— Start Data provided —

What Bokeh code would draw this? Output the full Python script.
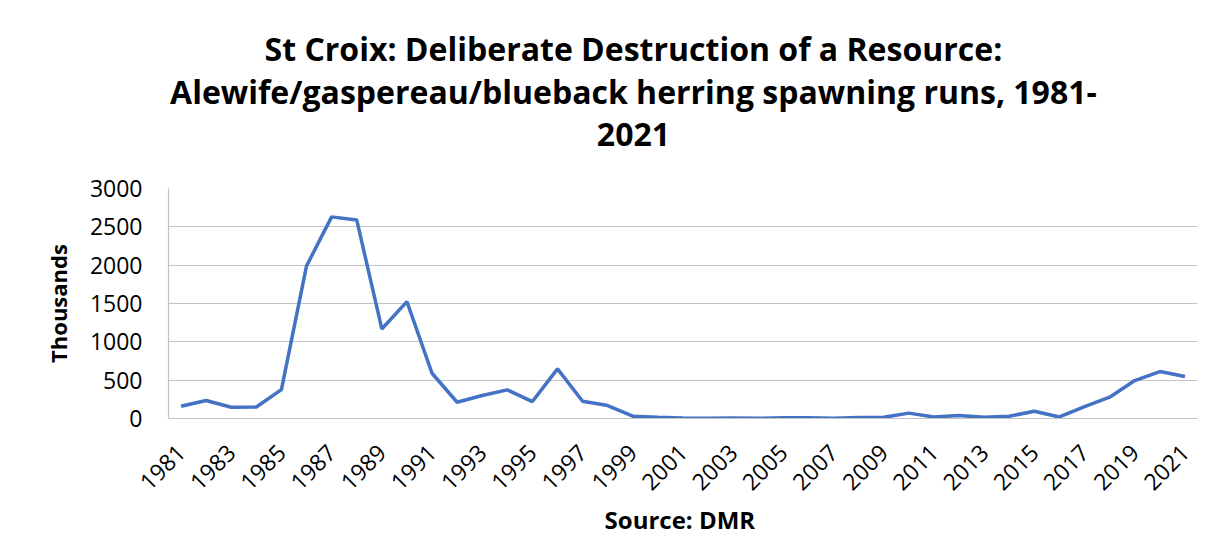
from bokeh.plotting import figure
from bokeh.models import FixedTicker, Range1d
from bokeh.layouts import column
from bokeh.core.properties import value
from bokeh.embed import file_html
from bokeh.resources import INLINE
from math import pi

years = list(range(1981, 2022))
thousands = [160, 234, 147, 150, 377, 1990, 2630, 2590, 1168, 1525,
             590, 212, 300, 373, 221, 647, 225, 169, 30, 15,
             5, 3, 8, 3, 10, 10, 3, 12, 15, 70,
             20, 40, 15, 30, 95, 20, 156, 278, 495, 612, 547]
x_ticks = list(range(1981, 2022, 2))
y_ticks = [0, 500, 1000, 1500, 2000, 2500, 3000]
title_lines = ["St Croix: Deliberate Destruction of a Resource:",
               "Alewife/gaspereau/blueback herring spawning runs, 1981-",
               "2021"]

FONT = "Open Sans"
GRID = "#c4c4c4"
W = 1204
TOP_H = 160

# --- title strip (its own small figure, no axes) ---
t = figure(width=W, height=TOP_H, output_backend="svg", toolbar_location=None,
           x_range=Range1d(0, W), y_range=Range1d(TOP_H, 0), min_border=0,
           x_axis_location=None, y_axis_location=None)
t.grid.visible = False
t.outline_line_color = None
t.background_fill_color = "white"
t.border_fill_color = "white"
t.text(x=[544, 544, 544], y=[48, 91, 134], text=title_lines,
       text_align="center", text_baseline="alphabetic",
       text_font=value(FONT), text_font_style="bold",
       text_font_size="32px", text_color="#000000")

# --- main chart ---
p = figure(width=W, height=541 - TOP_H, output_backend="svg", toolbar_location=None,
           x_range=Range1d(1980.5, 2021.5), y_range=Range1d(0, 3000),
           min_border_left=168, min_border_right=7, min_border_top=188 - TOP_H,
           min_border_bottom=123)
p.outline_line_color = None
p.background_fill_color = "white"
p.border_fill_color = "white"

p.line(years, thousands, line_color="#4472C4", line_width=3.5)

p.xgrid.grid_line_color = None
p.ygrid.grid_line_color = GRID
p.ygrid.grid_line_width = 1.2
p.yaxis.ticker = FixedTicker(ticks=y_ticks)
p.xaxis.ticker = FixedTicker(ticks=x_ticks)

for ax in (p.xaxis, p.yaxis):
    ax.axis_line_color = GRID
    ax.axis_line_width = 1.2
    ax.major_tick_line_color = None
    ax.minor_tick_line_color = None
    ax.major_label_text_font = FONT
    ax.major_label_text_font_size = "23px"
    ax.major_label_text_color = "#000000"
    ax.axis_label_text_font = FONT
    ax.axis_label_text_font_style = "bold"
    ax.axis_label_text_color = "#000000"

p.yaxis.major_label_standoff = 20
p.yaxis.axis_label = "Thousands"
p.yaxis.axis_label_text_font_size = "22px"
p.yaxis.axis_label_standoff = 14

p.xaxis.major_label_orientation = pi / 4
p.xaxis.major_label_standoff = 24
p.xaxis.axis_label = "Source:  DMR"
p.xaxis.axis_label_text_font_size = "24px"
p.xaxis.axis_label_standoff = 2

layout = column(t, p, spacing=0)
open("out.html", "w").write(file_html(layout, INLINE))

— End Data provided —

## [Goal]
Quote, please, every line of the material above from its start through the line that has "from math import pi", reproducing the words exactly and dropping any images.

## [Exercise response]
What Bokeh code would draw this? Output the full Python script.
from bokeh.plotting import figure
from bokeh.models import FixedTicker, Range1d
from bokeh.layouts import column
from bokeh.core.properties import value
from bokeh.embed import file_html
from bokeh.resources import INLINE
from math import pi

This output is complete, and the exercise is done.